JC: (laughs) I remember. It sounded like you were getting bored and just wanted another question. Other things I do… well, I have a family and that’s a huge focus. I have two kids in university and one in the later stages of high school, so my wife and I are starting to do a little bit of travel and I play a little hockey and…… I’m still not going to tell you my favourite colour! (laughs)
Mb: You’re being pretty evasive. It isn’t pink is it?
JC: You’ll still want to interview me 9 years from now.
Mb: And I’ll still ask you that question..
JC: “God damn it, tell me!”
Mb: Ok, what if you were a pizza, what kind of pizza would you be?
JC: (laughs) I tend towards more of a classic. My tastes tend to go more toward the classic pizza. Maybe with pepperoni, but I think just the cheese pizza. Just go straight. Nothing to it. I think that’s the most difficult.

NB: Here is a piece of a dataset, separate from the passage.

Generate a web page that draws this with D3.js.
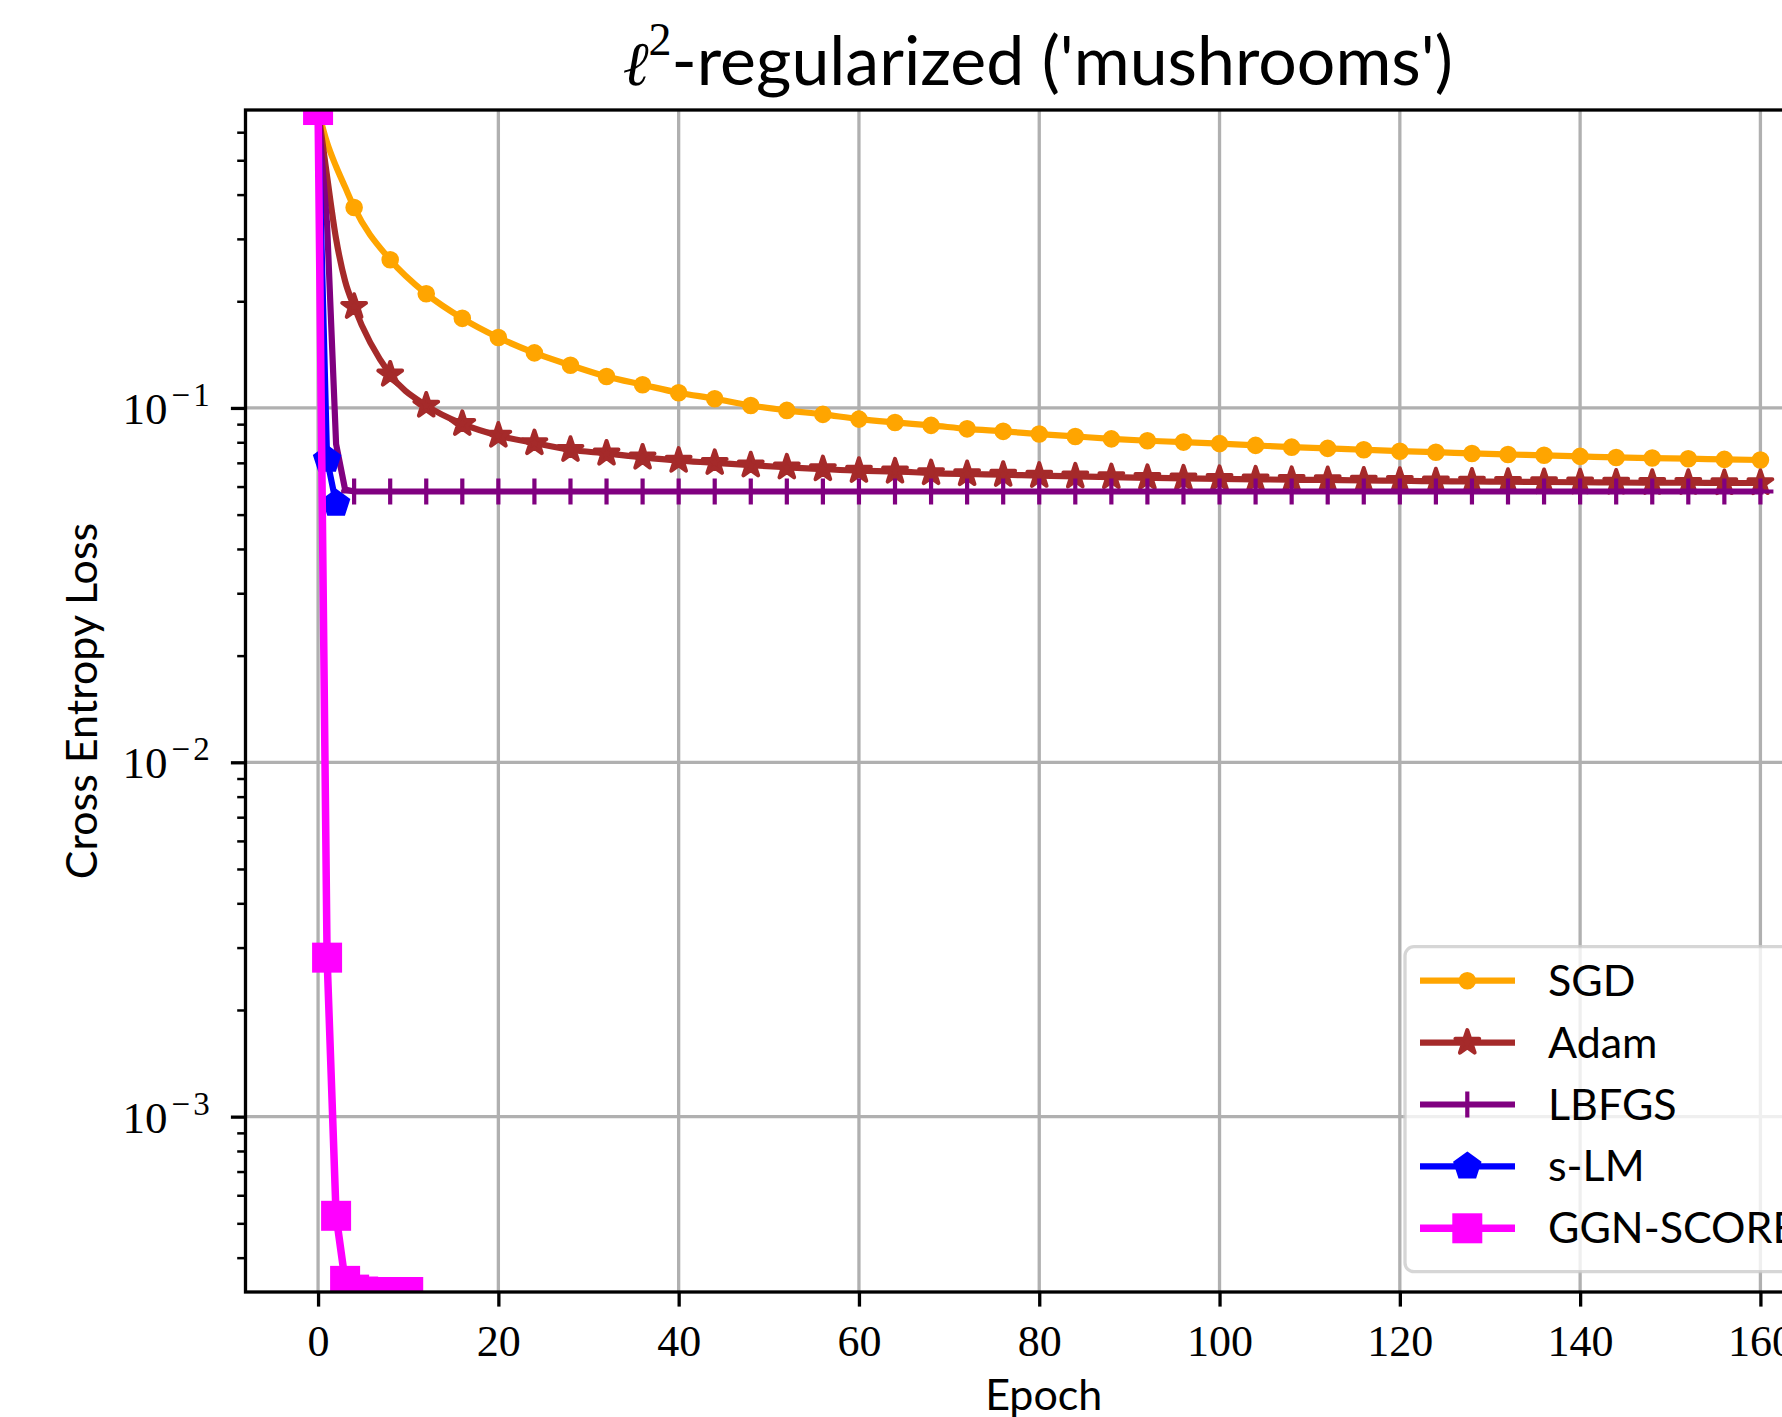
<!DOCTYPE html>
<html>
<head>
<meta charset="utf-8">
<script src="https://cdn.jsdelivr.net/npm/d3@7"></script>
<style>
  body { margin: 0; background: #fff; }
  svg { display: block; }
</style>
</head>
<body>
<div id="chart"></div>
<script>
/* data */
var seriesNames = ["SGD", "Adam", "LBFGS", "s-LM", "GGN-SCORE"];

var longEpochs = [0, 1, 2, 3, 4, 8, 12, 16, 20, 24, 28, 32, 36, 40, 44, 48, 52, 56, 60, 64, 68, 72,
                  76, 80, 84, 88, 92, 96, 100, 104, 108, 112, 116, 120, 124, 128, 132, 136, 140,
                  144, 148, 152, 156, 160];

var sgdLoss = [0.693, 0.56, 0.48, 0.42, 0.368, 0.262, 0.210, 0.179, 0.158, 0.143, 0.132, 0.1227,
               0.1163, 0.1104, 0.1062, 0.1016, 0.0984, 0.0959, 0.0930, 0.0910, 0.0893, 0.0873,
               0.0859, 0.0844, 0.0831, 0.0818, 0.0808, 0.0801, 0.0793, 0.0784, 0.0775, 0.0769,
               0.0762, 0.0755, 0.0750, 0.0744, 0.0739, 0.0735, 0.0730, 0.0725, 0.0722, 0.0719,
               0.0716, 0.0713];

var adamLoss = [0.693, 0.45, 0.30, 0.228, 0.193, 0.1243, 0.1016, 0.0902, 0.0836, 0.0796, 0.0762,
                0.0744, 0.0725, 0.0710, 0.0700, 0.0689, 0.0680, 0.0672, 0.0665, 0.0662, 0.0655,
                0.0651, 0.0648, 0.0644, 0.0641, 0.0638, 0.0635, 0.0633, 0.0631, 0.0629, 0.0627,
                0.0626, 0.0624, 0.0623, 0.0621, 0.0620, 0.0619, 0.0618, 0.0617, 0.0616, 0.0615,
                0.0615, 0.0614, 0.0614];

var lbfgsLoss = [0.693, 0.33, 0.079, 0.0588, 0.0581, 0.0581, 0.0581, 0.0581, 0.0581, 0.0581, 0.0581,
                 0.0581, 0.0581, 0.0581, 0.0581, 0.0581, 0.0581, 0.0581, 0.0581, 0.0581, 0.0581,
                 0.0581, 0.0581, 0.0581, 0.0581, 0.0581, 0.0581, 0.0581, 0.0581, 0.0581, 0.0581,
                 0.0581, 0.0581, 0.0581, 0.0581, 0.0581, 0.0581, 0.0581, 0.0581, 0.0581, 0.0581,
                 0.0581, 0.0581, 0.0581];

var slmEpochs = [0, 1, 2];
var slmLoss = [0.693, 0.0715, 0.0537];

var ggnEpochs = [0, 1, 2, 3, 4, 5, 6, 7, 8, 9, 10];
var ggnLoss = [0.693, 0.00281, 0.000525, 0.000344, 0.000325, 0.000321, 0.000320, 0.000320,
               0.000320, 0.000320, 0.000320];

var xTicks = [0, 20, 40, 60, 80, 100, 120, 140, 160];
var yTicks = [1e-3, 1e-2, 1e-1];
var yTickExp = ["\u22123", "\u22122", "\u22121"];

/* layout */
var W = 1782, H = 1417;
var pL = 245.5, pR = 1842, pT = 110, pB = 1292;

var svg = d3.select("#chart").append("svg")
    .attr("width", W).attr("height", H)
    .style("background", "#fff");

var x = d3.scaleLinear().domain([-8.05, 169.05]).range([pL, pR]);
var y = d3.scaleLog().domain([0.00032, 0.6931]).range([pB, pT]);

svg.append("defs").append("clipPath").attr("id", "plotclip")
  .append("rect").attr("x", pL).attr("y", pT)
  .attr("width", pR - pL).attr("height", pB - pT);

/* grid */
var grid = svg.append("g").attr("clip-path", "url(#plotclip)");
grid.selectAll(".vg").data(xTicks).enter().append("line")
    .attr("x1", function (d) { return x(d); }).attr("x2", function (d) { return x(d); })
    .attr("y1", pT).attr("y2", pB)
    .style("stroke", "#b0b0b0").style("stroke-width", 3.3);
grid.selectAll(".hg").data(yTicks).enter().append("line")
    .attr("y1", function (d) { return y(d); }).attr("y2", function (d) { return y(d); })
    .attr("x1", pL).attr("x2", pR)
    .style("stroke", "#b0b0b0").style("stroke-width", 3.3);

/* series */
function zip(es, vs) {
  return es.map(function (e, i) { return { e: e, v: vs[i] }; });
}
var series = [
  { name: "SGD", color: "#ffa500", marker: "circle", lw: 6.2, data: zip(longEpochs, sgdLoss), every4: true, smooth: true },
  { name: "Adam", color: "#a52a2a", marker: "star", lw: 6.2, data: zip(longEpochs, adamLoss), every4: true, smooth: true },
  { name: "LBFGS", color: "#800080", marker: "plus", lw: 6.2, data: zip(longEpochs, lbfgsLoss), every4: true, smooth: false },
  { name: "s-LM", color: "#0000ff", marker: "pentagon", lw: 6.2, data: zip(slmEpochs, slmLoss), every4: false, smooth: false },
  { name: "GGN-SCORE", color: "#ff00ff", marker: "square", lw: 7.5, data: zip(ggnEpochs, ggnLoss), every4: false, smooth: false }
];

function starPath(R) {
  var pts = [];
  for (var k = 0; k < 10; k++) {
    var r = k % 2 === 0 ? R : R * 0.381966;
    var a = -Math.PI / 2 + k * Math.PI / 5;
    pts.push([r * Math.cos(a), r * Math.sin(a)]);
  }
  return "M" + pts.map(function (p) { return p[0].toFixed(2) + "," + p[1].toFixed(2); }).join("L") + "Z";
}
function pentPath(R) {
  var pts = [];
  for (var k = 0; k < 5; k++) {
    var a = -Math.PI / 2 + k * 2 * Math.PI / 5;
    pts.push([R * Math.cos(a), R * Math.sin(a)]);
  }
  return "M" + pts.map(function (p) { return p[0].toFixed(2) + "," + p[1].toFixed(2); }).join("L") + "Z";
}

function drawMarker(g, type, cx, cy, color) {
  var m = g.append("g").attr("transform", "translate(" + cx + "," + cy + ")");
  if (type === "circle") {
    m.append("circle").attr("r", 6.8).style("fill", color).style("stroke", color).style("stroke-width", 4);
  } else if (type === "star") {
    m.append("path").attr("d", starPath(12.5)).style("fill", color).style("stroke", color)
     .style("stroke-width", 4).style("stroke-linejoin", "round");
  } else if (type === "plus") {
    m.append("path").attr("d", "M-13,0H13M0,-13V13").style("fill", "none").style("stroke", color)
     .style("stroke-width", 4.2);
  } else if (type === "pentagon") {
    m.append("path").attr("d", pentPath(12.5)).style("fill", color).style("stroke", color)
     .style("stroke-width", 4).style("stroke-linejoin", "miter");
  } else if (type === "square") {
    m.append("rect").attr("x", -13).attr("y", -13).attr("width", 26).attr("height", 26)
     .style("fill", color).style("stroke", color).style("stroke-width", 4);
  }
}

var smoothLine = d3.line()
    .curve(d3.curveMonotoneX)
    .x(function (d) { return x(d.e); })
    .y(function (d) { return y(d.v); });
var straightLine = d3.line()
    .x(function (d) { return x(d.e); })
    .y(function (d) { return y(d.v); });

var plot = svg.append("g").attr("clip-path", "url(#plotclip)");
series.forEach(function (s) {
  var g = plot.append("g");
  g.append("path").datum(s.data).attr("d", s.smooth ? smoothLine : straightLine)
   .style("fill", "none").style("stroke", s.color).style("stroke-width", s.lw)
   .style("stroke-linejoin", "round").style("stroke-linecap", "square");
  s.data.forEach(function (d) {
    if (!s.every4 || d.e % 4 === 0) drawMarker(g, s.marker, x(d.e), y(d.v), s.color);
  });
});

/* spines */
svg.append("rect").attr("x", pL).attr("y", pT)
   .attr("width", pR - pL).attr("height", pB - pT)
   .style("fill", "none").style("stroke", "#000").style("stroke-width", 3.3);

/* x axis */
var xAxis = svg.append("g").attr("transform", "translate(0," + pB + ")")
    .call(d3.axisBottom(x).tickValues(xTicks).tickSize(14.6).tickPadding(14).tickFormat(d3.format("d")));
xAxis.select(".domain").remove();
xAxis.selectAll(".tick line").style("stroke", "#000").style("stroke-width", 3.3);
xAxis.selectAll(".tick text")
    .attr("dy", null).attr("y", 64)
    .style("font-family", "'Liberation Serif', serif").style("font-size", "44px").style("fill", "#000");

/* y axis: major ticks */
var yAxis = svg.append("g").attr("transform", "translate(" + pL + ",0)")
    .call(d3.axisLeft(y).tickValues(yTicks).tickSize(14.6).tickFormat(""));
yAxis.select(".domain").remove();
yAxis.selectAll(".tick line").style("stroke", "#000").style("stroke-width", 3.3);

/* y axis: minor ticks */
var minor = y.ticks().filter(function (d) {
  var l = Math.log10(d);
  return Math.abs(l - Math.round(l)) > 1e-6;
});
var yMinor = svg.append("g").attr("transform", "translate(" + pL + ",0)")
    .call(d3.axisLeft(y).tickValues(minor).tickSize(8.3).tickFormat(""));
yMinor.select(".domain").remove();
yMinor.selectAll(".tick line").style("stroke", "#000").style("stroke-width", 2.5);

/* y tick labels 10^-k */
var yl = svg.append("g");
yTicks.forEach(function (t, i) {
  var tx = yl.append("text")
      .attr("x", 212.7).attr("y", y(t) + 16)
      .attr("text-anchor", "end")
      .style("font-family", "'Liberation Serif', serif").style("font-size", "45px").style("fill", "#000");
  tx.append("tspan").text("10");
  tx.append("tspan").attr("dy", -18).attr("dx", 4).style("font-size", "33px")
    .style("letter-spacing", "3px").text(yTickExp[i]);
});

/* labels */
var sans = "Lato, 'Noto Sans', sans-serif";
svg.append("text")
   .attr("x", (pL + pR) / 2).attr("y", 1410)
   .attr("text-anchor", "middle")
   .style("font-family", sans).style("font-size", "43px")
   .text("Epoch");

svg.append("text")
   .attr("transform", "translate(97," + ((pT + pB) / 2) + ") rotate(-90)")
   .attr("text-anchor", "middle")
   .style("font-family", sans).style("font-size", "43px")
   .text("Cross Entropy Loss");

var title = svg.append("text")
   .attr("x", (pL + pR) / 2 - 6).attr("y", 85)
   .attr("text-anchor", "middle")
   .style("font-family", sans).style("font-size", "68px");
title.append("tspan").style("font-family", "'DejaVu Serif', serif").style("font-style", "italic")
     .style("font-size", "62px").text("\u2113");
title.append("tspan").attr("dy", -30).style("font-family", "'Liberation Serif', serif")
     .style("font-size", "46px").text("2");
title.append("tspan").attr("dy", 30).text("-regularized ('mushrooms')");

/* legend */
var leg = svg.append("g");
leg.append("rect")
   .attr("x", 1405).attr("y", 946.7).attr("width", 1821 - 1405).attr("height", 1271.7 - 946.7)
   .attr("rx", 9).attr("ry", 9)
   .style("fill", "#fff").style("fill-opacity", 0.8)
   .style("stroke", "#cccccc").style("stroke-opacity", 0.8).style("stroke-width", 3.3);

var rowY = d3.scalePoint().domain(seriesNames).range([980.7, 1228.3]);
series.forEach(function (s) {
  var cy = rowY(s.name);
  var g = leg.append("g");
  g.append("line").attr("x1", 1420).attr("x2", 1515).attr("y1", cy).attr("y2", cy)
   .style("stroke", s.color).style("stroke-width", s.lw);
  drawMarker(g, s.marker, 1467.3, cy, s.color);
  g.append("text").attr("x", 1548).attr("y", cy + 15)
   .style("font-family", sans).style("font-size", "43px")
   .text(s.name);
});
</script>
</body>
</html>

Mb: I get the feeling you like to play safe.
JC: No, not particularly. I do a lot of cooking and I’m not a very safe cook. But I do think the most difficult things are often the most simple. You load some shit up on there and you can fool everyone into thinking the basis of that pizza is good. It’s like a song. Sometimes you can load up a lot of arrangement and instrumentation, but if the song’s not solid… if you don’t have that cheese pizza under there, it’s not going to happen.

Jim Cuddy and his band will be performing at Showplace Theatre in Peterborough, Wednesday February 11.